In a first this year, the Avi Schaefer Fund of Santa Barbara, California, is bringing 11 Leadership Fellows to the Hartman Institute.
The more than 120 rabbis in the Rabbinic Torah Study Seminar and the 28 in the sixth cohort of the Rabbinic Leadership Initiative will focus their studies on the same theme as the lay leaders, as well as attending elective courses in a variety of topics. The rabbis are coming from 32 states and provinces, representing all regions of the US and Canada, as well as Israel, UK, Netherlands, Brazil, and Uruguay.
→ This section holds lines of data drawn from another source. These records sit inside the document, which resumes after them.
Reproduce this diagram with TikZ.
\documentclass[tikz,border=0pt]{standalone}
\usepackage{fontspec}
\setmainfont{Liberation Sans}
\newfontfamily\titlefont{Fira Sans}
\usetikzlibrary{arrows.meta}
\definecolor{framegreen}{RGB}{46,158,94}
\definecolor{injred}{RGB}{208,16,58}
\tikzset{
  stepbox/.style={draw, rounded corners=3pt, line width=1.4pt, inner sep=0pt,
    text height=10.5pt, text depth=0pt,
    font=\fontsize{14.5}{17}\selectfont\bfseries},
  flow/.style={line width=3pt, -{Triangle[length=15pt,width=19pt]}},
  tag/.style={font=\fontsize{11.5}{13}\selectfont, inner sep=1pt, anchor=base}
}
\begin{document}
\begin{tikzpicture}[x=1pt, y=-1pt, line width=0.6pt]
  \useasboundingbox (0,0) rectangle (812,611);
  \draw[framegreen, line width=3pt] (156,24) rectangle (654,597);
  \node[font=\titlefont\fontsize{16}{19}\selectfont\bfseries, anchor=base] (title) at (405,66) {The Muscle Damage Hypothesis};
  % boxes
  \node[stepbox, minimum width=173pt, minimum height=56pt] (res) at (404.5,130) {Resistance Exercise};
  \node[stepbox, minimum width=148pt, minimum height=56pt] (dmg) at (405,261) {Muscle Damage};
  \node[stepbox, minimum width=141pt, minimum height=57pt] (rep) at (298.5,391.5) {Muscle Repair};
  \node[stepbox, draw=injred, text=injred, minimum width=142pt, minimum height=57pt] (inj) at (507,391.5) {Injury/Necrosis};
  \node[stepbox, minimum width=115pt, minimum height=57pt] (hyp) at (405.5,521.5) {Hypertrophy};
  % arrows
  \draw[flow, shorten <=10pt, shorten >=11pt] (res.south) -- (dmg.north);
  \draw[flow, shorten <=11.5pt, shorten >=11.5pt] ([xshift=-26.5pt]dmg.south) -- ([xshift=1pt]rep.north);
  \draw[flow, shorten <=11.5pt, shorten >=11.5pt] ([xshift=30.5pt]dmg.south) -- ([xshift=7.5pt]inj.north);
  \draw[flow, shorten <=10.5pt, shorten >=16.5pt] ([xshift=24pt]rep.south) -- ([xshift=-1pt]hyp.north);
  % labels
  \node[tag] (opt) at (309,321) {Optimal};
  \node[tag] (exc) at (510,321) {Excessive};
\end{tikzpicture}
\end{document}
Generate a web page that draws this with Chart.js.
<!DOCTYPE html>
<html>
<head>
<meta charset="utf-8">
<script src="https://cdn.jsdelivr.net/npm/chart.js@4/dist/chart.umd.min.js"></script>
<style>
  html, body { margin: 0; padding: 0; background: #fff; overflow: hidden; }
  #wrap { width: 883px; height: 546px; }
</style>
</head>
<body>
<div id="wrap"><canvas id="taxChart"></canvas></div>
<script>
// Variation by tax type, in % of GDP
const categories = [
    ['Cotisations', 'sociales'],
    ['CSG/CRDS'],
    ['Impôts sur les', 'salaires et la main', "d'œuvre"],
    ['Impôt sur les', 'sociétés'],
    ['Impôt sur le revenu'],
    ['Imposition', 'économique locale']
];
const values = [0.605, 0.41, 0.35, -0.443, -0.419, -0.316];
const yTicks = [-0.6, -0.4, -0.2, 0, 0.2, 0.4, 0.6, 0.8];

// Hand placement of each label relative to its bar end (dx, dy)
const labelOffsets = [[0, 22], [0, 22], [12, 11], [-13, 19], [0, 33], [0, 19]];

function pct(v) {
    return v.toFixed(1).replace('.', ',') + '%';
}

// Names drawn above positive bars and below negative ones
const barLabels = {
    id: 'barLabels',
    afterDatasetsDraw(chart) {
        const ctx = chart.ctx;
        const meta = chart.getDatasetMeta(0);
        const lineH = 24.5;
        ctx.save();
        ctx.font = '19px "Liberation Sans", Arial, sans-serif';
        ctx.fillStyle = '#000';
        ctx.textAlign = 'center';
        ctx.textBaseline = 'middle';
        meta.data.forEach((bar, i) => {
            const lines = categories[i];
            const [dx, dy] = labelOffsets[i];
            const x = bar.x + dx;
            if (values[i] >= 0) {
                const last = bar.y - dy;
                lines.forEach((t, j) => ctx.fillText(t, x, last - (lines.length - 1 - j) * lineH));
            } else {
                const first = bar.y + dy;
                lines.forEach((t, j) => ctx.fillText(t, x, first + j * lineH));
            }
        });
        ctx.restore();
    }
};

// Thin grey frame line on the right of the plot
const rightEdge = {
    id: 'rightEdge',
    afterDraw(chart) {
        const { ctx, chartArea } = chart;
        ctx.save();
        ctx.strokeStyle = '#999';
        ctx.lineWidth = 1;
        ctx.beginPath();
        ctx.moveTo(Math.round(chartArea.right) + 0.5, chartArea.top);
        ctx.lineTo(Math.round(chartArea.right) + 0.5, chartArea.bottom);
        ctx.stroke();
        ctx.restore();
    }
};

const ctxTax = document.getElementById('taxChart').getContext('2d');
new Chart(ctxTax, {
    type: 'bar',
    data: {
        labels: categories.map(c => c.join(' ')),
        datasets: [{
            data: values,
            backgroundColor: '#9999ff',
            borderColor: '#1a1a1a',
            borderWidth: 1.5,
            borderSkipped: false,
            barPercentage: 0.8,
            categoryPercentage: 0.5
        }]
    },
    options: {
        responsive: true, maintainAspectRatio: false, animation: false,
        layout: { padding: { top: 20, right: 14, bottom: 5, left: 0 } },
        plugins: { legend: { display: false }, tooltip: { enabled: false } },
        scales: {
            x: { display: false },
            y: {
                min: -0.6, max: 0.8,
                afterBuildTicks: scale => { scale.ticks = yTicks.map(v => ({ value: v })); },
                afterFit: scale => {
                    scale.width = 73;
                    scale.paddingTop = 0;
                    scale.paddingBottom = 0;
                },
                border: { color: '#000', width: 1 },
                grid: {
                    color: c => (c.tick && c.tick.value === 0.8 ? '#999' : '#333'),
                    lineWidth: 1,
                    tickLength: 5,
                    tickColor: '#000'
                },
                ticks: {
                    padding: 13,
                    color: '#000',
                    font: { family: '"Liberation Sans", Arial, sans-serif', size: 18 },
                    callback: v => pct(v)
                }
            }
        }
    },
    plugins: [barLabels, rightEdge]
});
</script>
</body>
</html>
The Christian Leadership Initiative , run in conjunction as always with AJC, is bringing its 25 participants to their second and final session in Jerusalem. Their course, “Faith, War, and Peace,” is the capstone of their 13-month program.
The Muslim Leadership Initiative is bringing its fifth cohort of emerging North American Muslim leaders to the Institute. Their course is titled, “Encountering Israel: Foundations of Peoplehood and Faith.” More than 100 individuals have gone through the MLI program since it began in 2013.
The iEngage Project Summer Internship is bringing 13 North American university student leaders to the Institute for a six-week program in which they attend courses and work with Institute researchers on ongoing projects.
Among other first-time events, three students from Wheaton College, a Christian university in Illinois, will be studying at the Institute this summer, as part of their Student Ministries Partner program . After their time at Hartman, they will attend a program in Bethlehem in the Palestinian Authority.
The Hartman summer programs will conclude at the end of July.
Summer may be the busiest time of the year at the Institute, but it isn’t the only time that hundreds of individuals from North America and Europe will attend programs at our Jerusalem campus in 2017. Scores of individuals and groups have already been at the Institute this year.
The remainder of 2017 will feature visits by Jewish community groups from the San Francisco Bay Area, St. Louis, rabbinical students on their year-long programs in Israel, university Hillel directors and students, Christian seminary students, Catholic scholars, North American rabbis, and Muslim leaders.